Kuchareczka moja Basiu, to się pewnie wylaszcza na Majorkę, więc cóż się dziwić, że bidulka tylko jeden talerzyk zupki zjadła :-)
Kuchareczka moja Basiu, to się pewnie wylaszcza na Majorkę, więc cóż się dziwić, że bidulka tylko jeden talerzyk zupki zjadła :-)
A mnie się dziś zachciało naleśników w formie tortu zapiekanego w piekarniku.Naleśnik ,masa,naleśnik,masa itd. aż do końca naleśników.Zalane wszystko śmietaną wymieszaną z jajem i serem żółtym i zapieczone w żaroodpornej formie.Do polania wczorajszy sos pieczarkowy.
Masa to szpinak,pieczarki,szynka,ser żółty,i jakaś mieszanka warzyw co mi się po zamrażalniku plątała:)
Jutro chyba krupniczek wymodzę:)
Kasia, przez Ciebie głodna się zrobiłam. :gotuje:
Skorzystam z przepisu!
No jeśli za chuda jeteś.
Tylko 102 kg :)) Kto głodnemu zabroni. Uwielbiam naleśniki.

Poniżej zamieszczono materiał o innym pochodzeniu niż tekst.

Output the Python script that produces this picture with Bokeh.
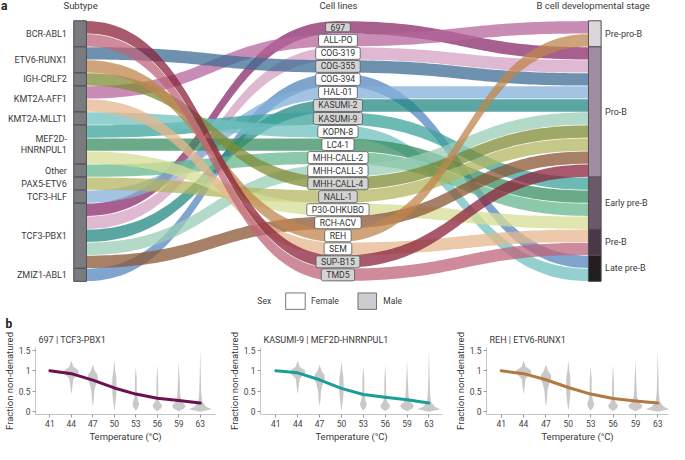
import numpy as np
from bokeh.plotting import figure
from bokeh.models import Range1d, Label, Title, FixedTicker
from bokeh.layouts import column, row
from bokeh.core.properties import value
from bokeh.embed import file_html
from bokeh.resources import INLINE

FONT = "Roboto"
TXT = "#3a3a3a"

# ---------------- data ----------------
subtypes = ["BCR-ABL1", "ETV6-RUNX1", "IGH-CRLF2", "KMT2A-AFF1", "KMT2A-MLLT1",
            "MEF2D-HNRNPUL1", "Other", "PAX5-ETV6", "TCF3-HLF", "TCF3-PBX1", "ZMIZ1-ABL1"]
stages = ["Pre-pro-B", "Pro-B", "Early pre-B", "Pre-B", "Late pre-B"]
stage_colors = ["#ddd5dc", "#a28ca1", "#6b5869", "#4a3849", "#231f20"]

cell_lines = ["697", "ALL-PO", "COG-319", "COG-355", "COG-394", "HAL-01", "KASUMI-2",
              "KASUMI-9", "KOPN-8", "LC4-1", "MHH-CALL-2", "MHH-CALL-3", "MHH-CALL-4",
              "NALL-1", "P30-OHKUBO", "RCH-ACV", "REH", "SEM", "SUP-B15", "TMD5"]
cell_subtype = ["TCF3-PBX1", "KMT2A-AFF1", "TCF3-PBX1", "ETV6-RUNX1", "ZMIZ1-ABL1",
                "TCF3-HLF", "TCF3-PBX1", "MEF2D-HNRNPUL1", "KMT2A-MLLT1", "MEF2D-HNRNPUL1",
                "Other", "TCF3-PBX1", "IGH-CRLF2", "PAX5-ETV6", "MEF2D-HNRNPUL1",
                "TCF3-PBX1", "ETV6-RUNX1", "KMT2A-AFF1", "BCR-ABL1", "BCR-ABL1"]
cell_stage = ["Pro-B", "Pre-pro-B", "Pro-B", "Pro-B", "Late pre-B", "Pro-B", "Pro-B",
              "Early pre-B", "Late pre-B", "Early pre-B", "Early pre-B", "Pro-B", "Pro-B",
              "Pro-B", "Early pre-B", "Pro-B", "Pre-pro-B", "Pre-B", "Pro-B", "Pre-B"]
cell_sex = ["Male", "Female", "Female", "Male", "Female", "Female", "Male", "Male",
            "Female", "Female", "Female", "Female", "Male", "Male", "Female", "Female",
            "Female", "Female", "Male", "Male"]
cell_colors = ["#a65f8e", "#c88cb5", "#dfb8d2", "#6f91b0", "#7fa5cf", "#a2c4e2", "#5aa6a2",
               "#6dbab5", "#95d0d0", "#6aaa88", "#8cc8aa", "#b3d9c9", "#a0a868", "#c6c888",
               "#e1e6b0", "#a88068", "#d0a47a", "#ecc9aa", "#a85a6c", "#cf8a9b"]

temps = [41, 44, 47, 50, 53, 56, 59, 63]
curve_697 = [1.0, 0.93, 0.77, 0.58, 0.43, 0.33, 0.27, 0.21]
curve_kasumi9 = [1.0, 0.95, 0.78, 0.57, 0.42, 0.35, 0.29, 0.21]
curve_reh = [1.0, 0.93, 0.78, 0.59, 0.43, 0.32, 0.26, 0.21]

# violin outlines (value levels, relative half-width) for temps 44..63
vio_levels = [
    [1.25, 1.10, 1.02, 0.95, 0.88, 0.80, 0.60, 0.42],
    [1.15, 1.00, 0.90, 0.80, 0.70, 0.50, 0.30, 0.12],
    [1.25, 1.00, 0.85, 0.60, 0.40, 0.20, 0.02],
    [1.10, 0.80, 0.50, 0.30, 0.18, 0.10, 0.02],
    [1.15, 0.80, 0.40, 0.25, 0.15, 0.08, 0.01],
    [1.25, 0.80, 0.40, 0.25, 0.15, 0.08, 0.01],
    [1.55, 1.00, 0.50, 0.25, 0.12, 0.06, 0.00],
]
vio_density = [
    [0, 2, 7, 8, 5, 2, 1, 0],
    [0, 2, 5, 5.5, 3.5, 1.5, 1, 0],
    [0, 1, 2, 2.3, 2, 1, 0],
    [0, 1, 1, 2, 3.5, 2.5, 0],
    [0, 0.8, 1, 2, 5, 4, 0],
    [0, 0.8, 1.5, 3, 7, 6, 0],
    [0, 0.5, 1, 2, 6, 12, 0],
]

# ---------------- panel a ----------------
TOP_REF = 322.2
p = figure(width=669, height=311, x_range=Range1d(0, 685), y_range=Range1d(TOP_REF, 0),
           toolbar_location=None, output_backend="svg", title=None,
           x_axis_location=None, y_axis_location=None, min_border=0)
p.min_border_left = p.min_border_right = p.min_border_top = p.min_border_bottom = 0
p.outline_line_color = None
p.xgrid.visible = False
p.ygrid.visible = False

U, Y0 = 13.5, 21.0
XL, XM, XR = 88.0, 345.5, 602.0
n = len(cell_lines)
left_order = sorted(range(n), key=lambda i: (subtypes.index(cell_subtype[i]), i))
right_order = sorted(range(n), key=lambda i: (stages.index(cell_stage[i]), i))
lpos = {c: k for k, c in enumerate(left_order)}
rpos = {c: k for k, c in enumerate(right_order)}

tt = np.linspace(0, 1, 60)


def sig(x0, x1, y0, y1):
    xm = (x0 + x1) / 2
    bx = (1 - tt) ** 3 * x0 + 3 * (1 - tt) ** 2 * tt * xm + 3 * (1 - tt) * tt ** 2 * xm + tt ** 3 * x1
    by = (1 - tt) ** 3 * y0 + 3 * (1 - tt) ** 2 * tt * y0 + 3 * (1 - tt) * tt ** 2 * y1 + tt ** 3 * y1
    return bx, by


ALPHA = 0.75


def base_color(hexc):
    c = [int(hexc[k:k + 2], 16) for k in (1, 3, 5)]
    b = [int(max(0, min(255, (v - (1 - ALPHA) * 255) / ALPHA))) for v in c]
    return "#%02x%02x%02x" % tuple(b)


g = 0.35
xs_all, ys_all = [], []
for i in range(n):
    yl, ym, yr = Y0 + U * lpos[i], Y0 + U * i, Y0 + U * rpos[i]
    ax1, ay1 = sig(XL, XM, yl + g, ym + g)
    ax2, ay2 = sig(XM, XR, ym + g, yr + g)
    bx1, by1 = sig(XL, XM, yl + U - g, ym + U - g)
    bx2, by2 = sig(XM, XR, ym + U - g, yr + U - g)
    topx = np.concatenate([ax1, ax2[1:]])
    topy = np.concatenate([ay1, ay2[1:]])
    botx = np.concatenate([bx1, bx2[1:]])[::-1]
    boty = np.concatenate([by1, by2[1:]])[::-1]
    xs_all.append(list(np.concatenate([topx, botx])))
    ys_all.append(list(np.concatenate([topy, boty])))

p.patches(xs_all, ys_all, fill_color=[base_color(c) for c in cell_colors],
          fill_alpha=ALPHA, line_color=None)

# left strata
sub_counts = [cell_subtype.count(s) for s in subtypes]
sub_top = np.cumsum([0] + sub_counts[:-1]) * U + Y0
sub_bot = sub_top + np.array(sub_counts) * U
p.quad(left=75, right=88, top=list(sub_top), bottom=list(sub_bot),
       fill_color="#7a7b7e", line_color="#4f4f52", line_width=1)

# right strata
st_counts = [cell_stage.count(s) for s in stages]
st_top = np.cumsum([0] + st_counts[:-1]) * U + Y0
st_bot = st_top + np.array(st_counts) * U
p.quad(left=602, right=615, top=list(st_top), bottom=list(st_bot),
       fill_color=stage_colors, line_color="#4f4f52", line_width=1)

# subtype labels
lab_x, lab_y, lab_t = [], [], []
for s, a, b in zip(subtypes, sub_top, sub_bot):
    c = (a + b) / 2
    if s == "MEF2D-HNRNPUL1":
        lab_x += [68, 68]
        lab_y += [c - 5.5, c + 5.8]
        lab_t += ["MEF2D-", "HNRNPUL1"]
    else:
        lab_x.append(68)
        lab_y.append(c)
        lab_t.append(s)
p.text(x=lab_x, y=lab_y, text=lab_t, text_font=value(FONT), text_font_size="9px",
       text_color=TXT, text_align="right", text_baseline="middle")

# stage labels
p.text(x=[619] * len(stages), y=list((st_top + st_bot) / 2), text=stages,
       text_font=value(FONT), text_font_size="9px", text_color=TXT,
       text_align="left", text_baseline="middle")

# headers
p.text(x=[82, 346, 608], y=[5.5, 5.5, 5.5],
       text=["Subtype", "Cell lines", "B cell  developmental stage"],
       text_font=value(FONT), text_font_size="9.5px", text_color=TXT,
       text_align="center", text_baseline="middle")
p.text(x=[0.5], y=[5.5], text=["a"], text_font=value(FONT), text_font_size="12px",
       text_font_style="bold", text_color="#222", text_align="left", text_baseline="middle")

# cell line boxes
for i, name in enumerate(cell_lines):
    lab = Label(x=XM, y=Y0 + U * (i + 0.5), text=name, text_align="center",
                text_baseline="middle", text_font=FONT, text_font_size="8.7px",
                text_color="#333333",
                background_fill_color="#d3d3d3" if cell_sex[i] == "Male" else "#ffffff",
                border_line_color="#555555", border_line_width=0.8,
                padding=(5, 1), border_radius=2)
    p.add_layout(lab)

# sex legend
p.quad(left=[292, 366], right=[312, 385], top=[303, 303], bottom=[320, 320],
       fill_color=["#ffffff", "#cdcdcd"], line_color="#555555", line_width=0.8)
p.text(x=[263, 318, 392], y=[311.5, 311.5, 311.5], text=["Sex", "Female", "Male"],
       text_font=value(FONT), text_font_size="8.5px", text_color=TXT,
       text_align="left", text_baseline="middle")


# ---------------- panel b ----------------
def panel(w, fl, fr, xr, title, vals, color, add_b):
    bp = figure(width=w, height=133, x_range=Range1d(*xr), y_range=Range1d(-0.07, 1.57),
                toolbar_location=None, output_backend="svg", title="b" if add_b else None,
                min_border_left=fl, min_border_right=fr, min_border_top=36,
                min_border_bottom=27)
    bp.outline_line_color = None
    bp.xgrid.visible = False
    bp.ygrid.visible = False
    if add_b:
        bp.title.text_font = FONT
        bp.title.text_font_size = "12px"
        bp.title.text_font_style = "bold"
        bp.title.text_color = "#222"
        bp.title.align = "left"
        bp.title.offset = -fl + 1
        bp.title.standoff = 0
    tt_ = Title(text=title, text_font=FONT, text_font_size="9px", text_font_style="normal",
                text_color=TXT, align="left", offset=3, standoff=5)
    bp.add_layout(tt_, "above")
    # violins
    for k, (lev, den) in enumerate(zip(vio_levels, vio_density)):
        cx = k + 1
        hw = np.array(den) / 22.5
        lev = np.array(lev)
        xs = np.concatenate([cx + hw, (cx - hw)[::-1]])
        ys = np.concatenate([lev, lev[::-1]])
        bp.patch(list(xs), list(ys), fill_color="#c9c9c9", line_color=None)
    bp.line(list(range(len(temps))), vals, line_color=color, line_width=3, line_cap="round",
            line_join="round")
    for ax in (bp.xaxis[0], bp.yaxis[0]):
        ax.axis_line_color = "#c4c4c4"
        ax.major_tick_line_color = "#9a9a9a"
        ax.major_tick_out = 3
        ax.major_tick_in = 0
        ax.minor_tick_line_color = None
        ax.major_label_text_font = FONT
        ax.major_label_text_font_size = "8.5px"
        ax.major_label_text_color = "#444444"
        ax.axis_label_text_font = FONT
        ax.axis_label_text_font_size = "9.5px"
        ax.axis_label_text_font_style = "normal"
        ax.axis_label_text_color = TXT
        ax.axis_label_standoff = 1
        ax.major_label_standoff = 2
    bp.xaxis.ticker = FixedTicker(ticks=list(range(len(temps))))
    bp.xaxis.major_label_overrides = {k: str(t) for k, t in enumerate(temps)}
    bp.xaxis.axis_label = "Temperature (\u00b0C)"
    bp.yaxis.ticker = FixedTicker(ticks=[0, 0.5, 1.0, 1.5])
    bp.yaxis.major_label_overrides = {0: "0"}
    bp.yaxis.axis_label = "Fraction non-denatured"
    return bp


p1 = panel(225, 31, 10, (-0.67, 7.71), "697 | TCF3-PBX1", curve_697, "#6d1050", True)
p2 = panel(220, 32, 3, (-0.70, 7.62), "KASUMI-9 | MEF2D-HNRNPUL1", curve_kasumi9, "#1c9e98", False)
p3 = panel(224, 41, 1, (-0.66, 7.48), "REH | ETV6-RUNX1", curve_reh, "#b07a42", False)

layout = column(p, row(p1, p2, p3))
open("out.html", "w").write(file_html(layout, INLINE))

Tylko 102 kg :)) Kto głodnemu zabroni. Uwielbiam naleśniki.
No jeśli za chuda jeteś.
Witaj dobry czlowieku i co dzis na obiadek gotowales?
Witaj!
Dzisiaj ugotowałem rosół na dwóch udkach z kury, z warzywami. Dodałem pół kilograma smażonych na maśle pomidorów, trochę śmietany, bazylii suszonej i wyszła pomidorowa bardzo dobra. Do tego makaron.
Udka i warzywa (wyjąłem z rosołu), pokroiłem trochę i wyłożyłem na wierzch. Przystroiłem zielonym rozmarynem.